There are three key features of the Envision Glasses that stand out as highlights of
the glasses
Text Recognition:
This is the most important and most used feature of the Envision Glasses by our
users. It enables users to take images of text around them and have it spoken out
to them. Some things that set this feature apart are:
● Different modes for instant reading (for short pieces of texts), scan reading
(for longer and dense texts) and batch scan (for reading multiple pages at
● Ability to read text in over 60 languages (including non-Latin scripts like
Arabic, Japanese, etc.) with Automatic Language Detection.
● Ability to export the text to your phone for reading later, editing or sharing to
other apps.

Video Calling:

This is also a highly used feature and an offering that is very unique to Envision
Glasses. This enables users to make a video call directly from the glasses to a friend
or family member, whenever they need to ask for assistance that the current AI
tools can’t help with. The person on the other end of the call sees everything from
the perspective of the user and can offer audio guidance remotely. We are
discovering new and exciting use cases of this everyday.
App Platform:
The other big thing that sets apart the Envision Glasses is that it is essentially built
as a platform. This means any third party Android based application, which offers
services complimentary to Envision’s can be very easily integrated into the glasses.
We recently integrated the currency recognition app CashReader as an example.
We are in talks with several other apps who provide different value to the blind and
visually impaired users, ranging from recognition to navigation.

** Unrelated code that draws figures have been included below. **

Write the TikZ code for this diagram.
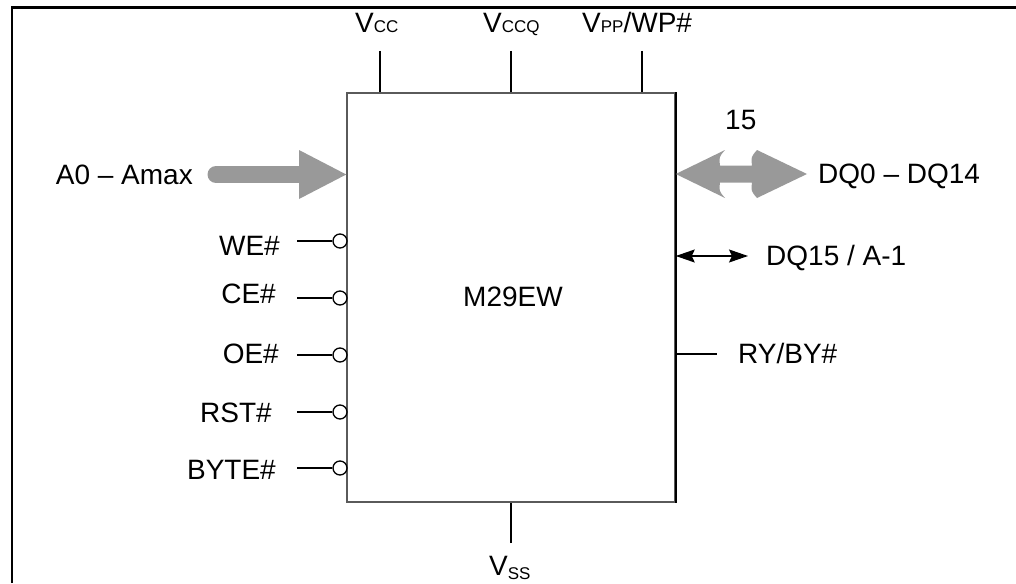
\documentclass[tikz,border=0pt]{standalone}
\usepackage{fontspec}
\setmainfont{Liberation Sans}
\usetikzlibrary{arrows.meta}
\definecolor{busgray}{HTML}{999999}
\definecolor{boxgray}{HTML}{5A5A5A}
\newcommand{\lsub}[1]{{\fontsize{17}{18}\selectfont #1}}
\newcommand{\lsubd}[1]{\raisebox{-4pt}{\fontsize{17}{18}\selectfont #1}}
\begin{document}
\begin{tikzpicture}[x=1pt,y=-1pt,
  font=\fontsize{28}{32}\selectfont,
  lbl/.style={inner sep=0pt},
  pinline/.style={draw=black,line width=1.5pt},
  bubble/.style={circle,draw=black,line width=1.3pt,fill=white,minimum size=14pt,inner sep=0pt},
  frame/.style={draw=black,line width=2.4pt},
  bus/.style={fill=busgray,draw=none},
  chipbox/.style={draw=boxgray,line width=1.5pt,minimum width=328pt,minimum height=409pt,inner sep=0pt}]
\useasboundingbox (0,0) rectangle (1016,583);
% outer frame (top and left edges)
\draw[frame] (12,583) -- (12,7.6) -- (1016,7.6);
% chip
\node[chipbox] (chip) at (511,297.5) {};
\draw[black,line width=1.5pt] (chip.north east) -- (chip.south east);
\node[lbl] (name) at (513,297) {M29EW};
% top supply pins
\node[lbl,anchor=base west] (vcc) at (355,33) {V\lsub{CC}};
\node[lbl,anchor=base west] (vccq) at (483,33) {V\lsub{CCQ}};
\node[lbl,anchor=base west] (vpp) at (582,33) {V\lsub{PP}/WP\#};
\coordinate (vccend) at (380,51);
\coordinate (vccqend) at (511,51);
\coordinate (vppend) at (642,51);
\draw[pinline] (vccend) -- (vccend |- chip.north);
\draw[pinline] (vccqend) -- (vccqend |- chip.north);
\draw[pinline] (vppend) -- (vppend |- chip.north);
% bottom Vss
\node[lbl,anchor=base west] (vss) at (489,575) {V\lsubd{SS}};
\coordinate (vssend) at (511,543);
\draw[pinline] (vssend) -- (vssend |- chip.south);
% address bus
\node[lbl,anchor=base east] (addr) at (193,184) {A0 -- Amax};
\coordinate (addrtail) at (216,174.5);
\coordinate (addrtip) at (chip.west |- addrtail);
\draw[line width=17pt,busgray,line cap=round] (addrtail) -- (299,174.5);
\fill[bus] (299,150) -- (addrtip) -- (299,199) -- cycle;
% data bus
\node[lbl,anchor=base west] (dq) at (818,183) {DQ0 -- DQ14};
\node[lbl,anchor=base west] (fifteen) at (725,129) {15};
\coordinate (dqtip) at (chip.east |- 0,174);
\fill[bus] (dqtip) -- (725,150) .. controls (719,157) .. (720,165.5) -- (752,165.5)
  .. controls (751,157) .. (757,150) -- (807,174) -- (757,198)
  .. controls (751,191) .. (752,182.5) -- (720,182.5) .. controls (719,191) .. (725,198) -- cycle;
% DQ15 / A-1
\node[lbl,anchor=base west] (dq15) at (766,265) {DQ15 / A-1};
\coordinate (dq15end) at (748,256);
\draw[line width=1.4pt,{Stealth[length=19pt,width=13pt,inset=3pt]}-{Stealth[length=19pt,width=13pt,inset=3pt]}]
  (chip.east |- dq15end) -- (dq15end);
% RY/BY#
\node[lbl,anchor=base west] (ry) at (738,363) {RY/BY\#};
\coordinate (ryend) at (717,354);
\draw[pinline] (chip.east |- ryend) -- (ryend);
% control pins (active low)
\node[bubble] (we) at (340,241) {};
\node[bubble] (ce) at (340,298) {};
\node[bubble] (oe) at (340,355) {};
\node[bubble] (rst) at (340,412) {};
\node[bubble] (byte) at (340,468) {};
\node[lbl,anchor=base east] (welbl) at (280,255) {WE\#};
\node[lbl,anchor=base east] (celbl) at (276,303) {CE\#};
\node[lbl,anchor=base east] (oelbl) at (279,363) {OE\#};
\node[lbl,anchor=base east] (rstlbl) at (272,422) {RST\#};
\node[lbl,anchor=base east] (bytelbl) at (276,479) {BYTE\#};
\foreach \p in {we,ce,oe,rst,byte}
  \draw[pinline] (\p.west) -- ++(-35,0);
\end{tikzpicture}
\end{document}
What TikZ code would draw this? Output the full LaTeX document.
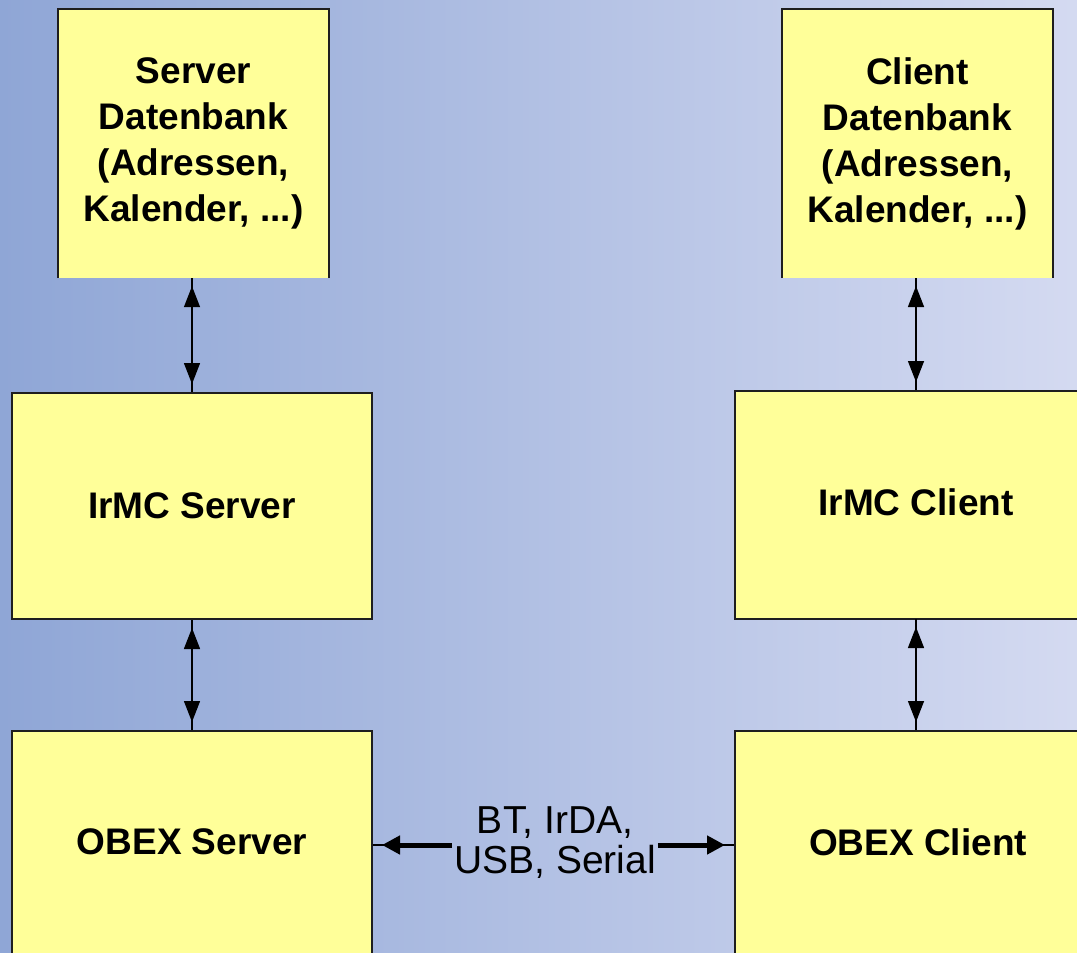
\documentclass[tikz,border=0pt]{standalone}
\usepackage{fontspec}
\setmainfont{Liberation Sans}
\usetikzlibrary{arrows.meta}

\definecolor{bgleft}{RGB}{143,166,214}
\definecolor{bgright}{RGB}{212,218,241}
\definecolor{boxfill}{RGB}{255,255,153}
\definecolor{boxline}{RGB}{30,30,30}

\tikzset{
  block/.style={fill=boxfill, draw=boxline, line width=2pt, inner sep=0pt},
  openblock/.style={fill=boxfill, draw=none, inner sep=0pt},
  blocktext/.style={align=center, font=\bfseries\fontsize{37}{46}\selectfont},
  medium/.style={align=center, inner sep=2pt, font=\fontsize{39}{40}\selectfont},
  thinlink/.style={line width=1.4pt, black},
  headlink/.style={line width=1.4pt, black,
    {Triangle[length=21pt,width=16pt]}-{Triangle[length=21pt,width=16pt]},
    shorten <=8pt, shorten >=8pt},
  buslink/.style={line width=5pt, black, -{Triangle[length=18pt,width=18pt]},
    shorten >=9pt},
}

\begin{document}
\begin{tikzpicture}[x=1pt,y=-1pt]
  % page and background
  \useasboundingbox (0,0) rectangle (1077,953);
  \clip (0,0) rectangle (1077,953);
  \shade[left color=bgleft, right color=bgright] (0,0) rectangle (1077,953);

  % server side
  \node[openblock, minimum width=271pt, minimum height=269pt] (sdb) at (193.5,143.5) {};
  \draw[boxline, line width=2pt] (sdb.south west) |- (sdb.north east) -- (sdb.south east);
  \node[blocktext] (sdbtext) at (sdb.center) {Server\\Datenbank\\(Adressen,\\Kalender, ...)};

  \node[block, minimum width=360pt, minimum height=226pt] (sirmc) at (192,506) {};
  \node[blocktext] (sirmctext) at (sirmc.center) {IrMC Server};

  \node[block, minimum width=360pt, minimum height=260pt] (sobex) at (192,861) {};
  \node[blocktext] (sobextext) at (192,842) {OBEX Server};

  % client side
  \node[openblock, minimum width=271pt, minimum height=269pt] (cdb) at (917.5,143.5) {};
  \draw[boxline, line width=2pt] (cdb.south west) |- (cdb.north east) -- (cdb.south east);
  \node[blocktext] (cdbtext) at (cdb.center) {Client\\Datenbank\\(Adressen,\\Kalender, ...)};

  \node[block, minimum width=360pt, minimum height=228pt] (cirmc) at (915,505) {};
  \node[blocktext] (cirmctext) at (916,502) {IrMC Client};

  \node[block, minimum width=360pt, minimum height=260pt] (cobex) at (915,861) {};
  \node[blocktext] (cobextext) at (918,842) {OBEX Client};

  % vertical links
  \draw[thinlink] (sirmc.north |- sdb.south) -- (sirmc.north);
  \draw[headlink] (sirmc.north |- sdb.south) -- (sirmc.north);
  \draw[thinlink] (sirmc.south) -- (sobex.north);
  \draw[headlink] (sirmc.south) -- (sobex.north);

  \draw[thinlink] (916,278) coordinate (cdbfoot) -- (cdbfoot |- cirmc.north) coordinate (cirmctop);
  \draw[headlink] (cdbfoot) -- (cirmctop);
  \draw[thinlink] (916,619) coordinate (cirmcfoot) -- (cirmcfoot |- cobex.north) coordinate (cobextop);
  \draw[headlink] (cirmcfoot) -- (cobextop);

  % transport link between the OBEX layers
  \node[medium] (bus) at (555,843) {BT, IrDA,\\USB, Serial};
  \coordinate (busl) at (bus.west |- 0,845);
  \coordinate (busr) at (bus.east |- 0,845);
  \draw[thinlink] (busl) -- (sobex.east |- busl);
  \draw[buslink] (busl) -- (sobex.east |- busl);
  \draw[thinlink] (busr) -- (cobex.west |- busr);
  \draw[buslink] (busr) -- (cobex.west |- busr);
\end{tikzpicture}
\end{document}
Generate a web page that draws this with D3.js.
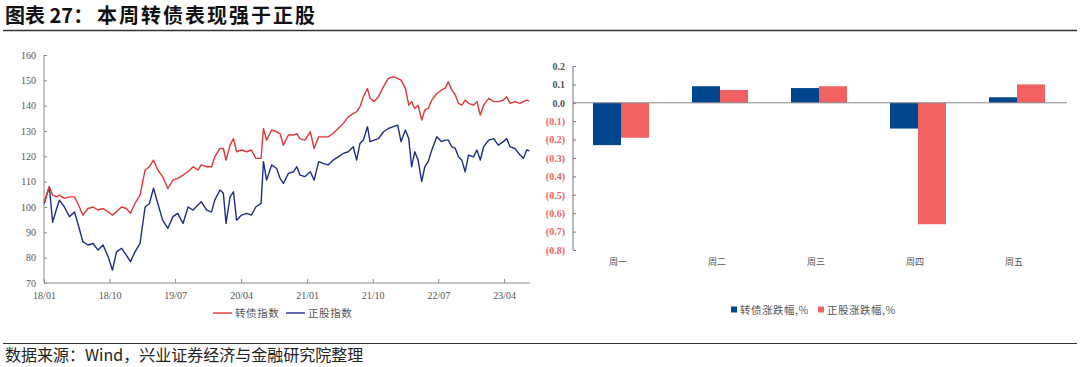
<!DOCTYPE html>
<html>
<head>
<meta charset="utf-8">
<script src="https://cdn.jsdelivr.net/npm/d3@7"></script>
<style>
html,body{margin:0;padding:0;background:#fff;}
svg{display:block;}
</style>
</head>
<body>
<svg id="chart" width="1080" height="367"></svg>
<script>
// ---------- DATA ----------
const dates = [
"2018-01-02","2018-01-23","2018-02-06","2018-02-23","2018-03-06","2018-03-27","2018-04-17","2018-05-08","2018-05-22","2018-06-12",
"2018-07-03","2018-07-24","2018-08-14","2018-09-04","2018-09-25","2018-10-13","2018-10-30","2018-11-20","2018-12-10","2018-12-27",
"2019-01-15","2019-02-05","2019-02-26","2019-03-16","2019-04-02","2019-04-20","2019-05-10","2019-06-01","2019-06-22","2019-07-12",
"2019-08-03","2019-08-24","2019-09-14","2019-10-04","2019-10-18","2019-11-09","2019-11-30","2019-12-13","2020-01-04","2020-01-18",
"2020-01-29","2020-02-15","2020-02-29","2020-03-13","2020-04-03","2020-04-24","2020-05-14","2020-06-01","2020-06-23","2020-07-03",
"2020-07-16","2020-08-06","2020-08-27","2020-09-10","2020-09-24","2020-10-15","2020-11-05","2020-11-19","2020-12-02","2020-12-23",
"2021-01-14","2021-01-30","2021-02-18","2021-03-08","2021-03-29","2021-04-19","2021-05-10","2021-06-01","2021-06-21","2021-07-12",
"2021-07-26","2021-08-09","2021-08-23","2021-09-09","2021-09-20","2021-10-07","2021-10-25","2021-11-15","2021-12-05","2021-12-26",
"2022-01-13","2022-01-27","2022-02-14","2022-02-28","2022-03-12","2022-03-25","2022-04-08","2022-04-23","2022-05-06","2022-05-20",
"2022-06-04","2022-06-25","2022-07-15","2022-07-29","2022-08-12","2022-08-26","2022-09-10","2022-09-23","2022-10-07","2022-10-21",
"2022-11-04","2022-11-25","2022-12-09","2022-12-23","2023-01-06","2023-01-27","2023-02-17","2023-03-08","2023-03-29","2023-04-12",
"2023-04-26","2023-05-16","2023-06-07","2023-06-21","2023-07-04","2023-07-15"
];
const cbIndex = [
102,108,104.7,104,104.7,103.4,104,104,101.4,96.8,
99.4,100,98.8,99.4,98.1,96.8,98.1,100,99.4,97.5,
101.4,104.7,114.6,115.9,118.5,114.6,112,107.3,110.6,111.3,
112.6,113.9,115.9,114.6,116.6,115.9,115.9,119.8,123.1,123.1,
118.5,124.4,127,121.8,122.5,121.8,122.5,119.2,119.2,131,
126.4,130.4,129.7,129,124.4,128.4,128.4,129,127,126.4,
129.7,123.1,127.7,127.7,127.7,129,131,133,135.6,136.9,
137.6,139.6,143.5,146.8,142.9,141.6,143.5,147.5,150.8,151.4,
150.8,150.1,146.8,140.2,141.6,138.9,140.2,134.3,138.3,138.9,
142.2,144.8,146.2,146.8,149.4,146.2,144.2,140.9,140.2,142.2,
140.9,140.2,141.6,136.3,140.2,142.9,141.6,141.6,142.2,143.5,
140.9,141.6,140.9,141.6,142.2,141.8
];
const stockIndex = [
101.4,108,94,99.5,102.7,100,96.2,98,93.5,86.3,
85,85.6,83,85,80.4,75.1,82.3,83.7,81,78.4,
82.3,85.6,100,101.4,107.4,101.4,94.8,91.6,96.2,97.5,
93.5,100,98.8,100.8,102.1,98.8,98.1,102.7,106.7,105.4,
93.5,104,106,94.8,96.8,97.5,96.8,100,101.4,117.9,
110.6,116.6,115.2,111.3,109.3,113.3,113.9,115.9,112.6,112,
113.9,110.6,117.9,117.2,116.6,118.5,119.8,121.2,121.8,123.8,
118.5,125.1,126.4,131.7,125.8,126.4,127,129.7,131,131.7,
132.3,125.8,130.4,127,115.9,121.8,118.5,110,115.9,117.9,
122.5,127.7,125.8,126.4,126.4,123.8,123.1,119.8,118.5,113.9,
120.5,119.8,122.5,118.5,123.8,126.4,127,124.4,125.8,127,
123.8,123.1,120.5,119.2,122.5,122.2
];
const lineSeriesNames = ["转债指数","正股指数"];
const xTickLabels = ["18/01","18/10","19/07","20/04","21/01","21/10","22/07","23/04"];
const yTicksLeft = [70,80,90,100,110,120,130,140,150,160];

const days = ["周一","周二","周三","周四","周五"];
const barSeriesNames = ["转债涨跌幅,%","正股涨跌幅,%"];
const cbChange = [-0.23, 0.09, 0.08, -0.14, 0.03];
const stockChange = [-0.19, 0.07, 0.09, -0.66, 0.10];
const yTicksRight = [0.2,0.1,0.0,-0.1,-0.2,-0.3,-0.4,-0.5,-0.6,-0.7,-0.8];

const titleLead = "图表 27：";
const titleMain = "本周转债表现强于正股";
const sourceText = "数据来源：Wind，兴业证券经济与金融研究院整理";

// ---------- STYLE ----------
const SERIF = "'Liberation Serif','Times New Roman',serif";
const CJK = "'Noto Sans CJK SC','Noto Sans',sans-serif";
const RED_LINE = "#E03636", BLUE_LINE = "#1C2D8C";
const BLUE_BAR = "#00468F", RED_BAR = "#F06262";
const AXIS = "#8c8c8c", TXT = "#555";

const svg = d3.select("#chart");
svg.append("rect").attr("width",1080).attr("height",367).attr("fill","#fff");

// title
svg.append("text").attr("x",5).attr("y",23).attr("font-family",CJK).attr("font-weight","bold")
  .attr("font-size",20).attr("fill","#111").text(titleLead);
svg.append("text").attr("x",97).attr("y",23).attr("font-family",CJK).attr("font-weight","bold")
  .attr("font-size",20).attr("fill","#111").attr("textLength",218).attr("lengthAdjust","spacing").text(titleMain);
svg.append("line").attr("x1",3).attr("x2",1077).attr("y1",30.5).attr("y2",30.5).attr("stroke","#333").attr("stroke-width",1.6);

// footer
svg.append("line").attr("x1",3).attr("x2",1077).attr("y1",343.5).attr("y2",343.5).attr("stroke","#333").attr("stroke-width",1.2);
svg.append("text").attr("x",5).attr("y",361).attr("font-family",CJK).attr("font-size",16).attr("fill","#222").text(sourceText);

// ---------- LEFT LINE CHART ----------
const parse = d3.timeParse("%Y-%m-%d");
const tDates = dates.map(parse);
const xL = d3.scaleTime().domain([new Date(2018,0,1), new Date(2023,6,18)]).range([44,530]);
const yL = d3.scaleLinear().domain([70,160]).range([283,55]);
const tickDates = xTickLabels.map(s => new Date(2000 + +s.slice(0,2), +s.slice(3)-1, 1));

const gL = svg.append("g");
const xAxisL = d3.axisBottom(xL).tickValues(tickDates).tickSize(-4).tickFormat((d,i)=>xTickLabels[i]);
const gx = gL.append("g").attr("transform","translate(0,283)").call(xAxisL);
gx.select(".domain").attr("stroke",AXIS).attr("d","M44,0H530");
gx.selectAll(".tick line").attr("stroke",AXIS);
gx.selectAll(".tick text").attr("font-family",SERIF).attr("font-size",10).attr("fill",TXT).attr("dy","1.3em");

const yAxisL = d3.axisLeft(yL).tickValues(yTicksLeft).tickSize(-3).tickPadding(8);
const gy = gL.append("g").attr("transform","translate(44,0)").call(yAxisL);
gy.select(".domain").attr("stroke",AXIS).attr("d","M0,55V283");
gy.selectAll(".tick line").attr("stroke",AXIS);
gy.selectAll(".tick text").attr("font-family",SERIF).attr("font-size",10).attr("fill",TXT);

const lineGen = d3.line().x((d,i)=>xL(tDates[i])).y(d=>yL(d));
gL.append("path").datum(stockIndex).attr("d",lineGen).attr("fill","none").attr("stroke",BLUE_LINE).attr("stroke-width",1.4).attr("stroke-linejoin","round");
gL.append("path").datum(cbIndex).attr("d",lineGen).attr("fill","none").attr("stroke",RED_LINE).attr("stroke-width",1.4).attr("stroke-linejoin","round");

// left legend
const legL = gL.append("g").attr("transform","translate(0,313)");
const legLX = [213, 286];
[RED_LINE, BLUE_LINE].forEach((c,i)=>{
  legL.append("line").attr("x1",legLX[i]).attr("x2",legLX[i]+19).attr("y1",0).attr("y2",0).attr("stroke",c).attr("stroke-width",1.4);
  legL.append("text").attr("x",legLX[i]+22).attr("y",4).attr("font-family",CJK).attr("font-size",10.5).attr("fill",TXT)
    .attr("letter-spacing",0.6).text(lineSeriesNames[i]);
});

// ---------- RIGHT BAR CHART ----------
const xR = d3.scaleBand().domain(days).range([571.5,1066.5]).paddingInner(0.434).paddingOuter(0.217);
const xSub = d3.scaleBand().domain([0,1]).range([0,xR.bandwidth()]);
const yR = d3.scaleLinear().domain([-0.8,0.2]).range([250,66]);
const gR = svg.append("g");

const yAxisR = d3.axisLeft(yR).tickValues(yTicksRight).tickSize(-3).tickPadding(8)
  .tickFormat(v => v >= -1e-9 ? Math.abs(v).toFixed(1) : "(" + (-v).toFixed(1) + ")");
const gyR = gR.append("g").attr("transform","translate(573,0)").call(yAxisR);
gyR.select(".domain").attr("stroke","#777").attr("d","M0,66V250");
gyR.selectAll(".tick line").attr("stroke","#777");
gyR.selectAll(".tick text").attr("font-family",SERIF).attr("font-size",10).attr("font-weight","bold")
  .attr("fill",d => d < -1e-9 ? RED_BAR : TXT);

const seriesVals = [cbChange, stockChange];
const barColors = [BLUE_BAR, RED_BAR];
seriesVals.forEach((vals,s)=>{
  gR.append("g").selectAll("rect").data(vals).join("rect")
    .attr("x",(d,i)=>xR(days[i]) + xSub(s))
    .attr("width",xSub.bandwidth())
    .attr("y",d=>yR(Math.max(0,d)))
    .attr("height",d=>Math.abs(yR(d)-yR(0)))
    .attr("fill",barColors[s]);
});
// zero line
gR.append("line").attr("x1",573).attr("x2",1067).attr("y1",yR(0)).attr("y2",yR(0)).attr("stroke","#888").attr("stroke-width",1);

// category labels
gR.append("g").selectAll("text").data(days).join("text")
  .attr("x",d=>xR(d)+xR.bandwidth()/2 - 3).attr("y",265).attr("text-anchor","middle")
  .attr("font-family",CJK).attr("font-size",9).attr("fill",TXT).text(d=>d);

// right legend
const legR = gR.append("g").attr("transform","translate(0,310)");
const legRX = [731, 818];
barColors.forEach((c,i)=>{
  legR.append("rect").attr("x",legRX[i]).attr("y",-3.5).attr("width",6).attr("height",6).attr("fill",c);
  legR.append("text").attr("x",legRX[i]+9).attr("y",3.5).attr("font-family",CJK).attr("font-size",10.5).attr("fill",TXT)
    .attr("letter-spacing",0.5).text(barSeriesNames[i]);
});
</script>
</body>
</html>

These are just the highlights. In addition to them, Envision Glasses has an
impressive list of constantly increasing and improving features. You can read about
all the features here:
This category contains all the features that enable users to read all kinds of text.
Instant Text
Enables user to read short pieces of text. This features works with a video feed,
where the camera constantly detects the text that is in the camera frame and
speaks it out. This works both offline (for languages with latin based scripts) and

online (for all languages). This feature is ideal for reading room numbers, station
signs, book covers, etc.
Scan Text
Enables users to read dense and complex pieces of text. This features works with
taking a picture, which is then processed and the output is provided in paragraphs.
Users are provided with audio cues indicating how much text is visible in the frame,
which helps with orientation.
Once the output is ready, users can easily scroll through the paragraph at their
convenience and speed, and only read parts of the text that they are interested in.
They can also export this text to the Envision App on their phone, where they can
read it again or copy it to other mediums. This is ideal for reading official
documents, letters, menu cards, etc.
Batch Scan
Enables users to read multiple pages of text at once. This features works in a similar
fashion as Scan Text but allows users to take multiple images consecutively. The
output of the text can be read with ease by scrolling through them or exported to
the phone. This is ideal for reading large documents, magazines, books, etc.

Call an Ally
Enables users to make a video call from the glasses with a friend or family member.
Users can add a list of their close friends and family members as an Ally through
the app. The friends and family can then receive the video call through a free
companion app called Envision Ally, just as they would receive a FaceTime or
WhatsApp call. This is ideal for situations where the AI functions are not entirely
helpful, like venturing into a new location or shopping at a mall.


This category contains all the general recognition and identification features of Envision.
Describe Scene
Enables users to get a simple description of what is around them. This feature
works by taking a picture with the glasses, which is then processed and a
description is spoken out. The descriptions are not always 100% accurate, but
sufficient to get an understanding of what’s going on in front of you. It’s ideal for
exploring new places and environments.
Detect Colors
Enables users to detect the color of what is in front of them. It simply speaks out
the color of whatever is in the center of the camera frame. It’s ideal for picking out
the right clothing or separating your laundry.
Recognise Cash
Enables users to recognise banknotes that they hold up. It works by detecting when
banknotes are in the frame and immediately speaks their value out loud. By
default, the currency of your region is selected. However, users can choose to
recognise over 100 different currencies, which are handy for when you’re travelling.
It’s ideal for when you’re out shopping and need to either pay or accept banknotes.

This category contains all the features that helps people with scanning and finding stuff
around them.
Find People
Enables users to detect if people are around them and also recognise your friends,
colleagues and family. The features works like a scanner where a video feed starts
to look for any faces in the camera frame. It gives an audio beep when a face is
detected and speaks out the name when it recognises it. For Envision Glasses to
recognise faces, they need to be taught using the Teach Faces function in the
Envision App. This is idle for finding friends or colleagues in a public space.

Find Objects
Enables user to scan and find specific objects in their surrounding. This feature has
a list of pre-trained objects that users can scroll through and select. Once an object
has been selected, the glasses will provide an audio beep as soon as it detects that
object in the camera frame. This can be used to look for objects such as coffee
cups, trash cans, etc.
Enables users to know in real-time what objects or people are around them. This
feature is a combination of the Find People and Find Objects, but instead of looking
for specific objects, it just speaks out everything that comes in the camera frame.
This is useful for discovering new places or exploring an environment.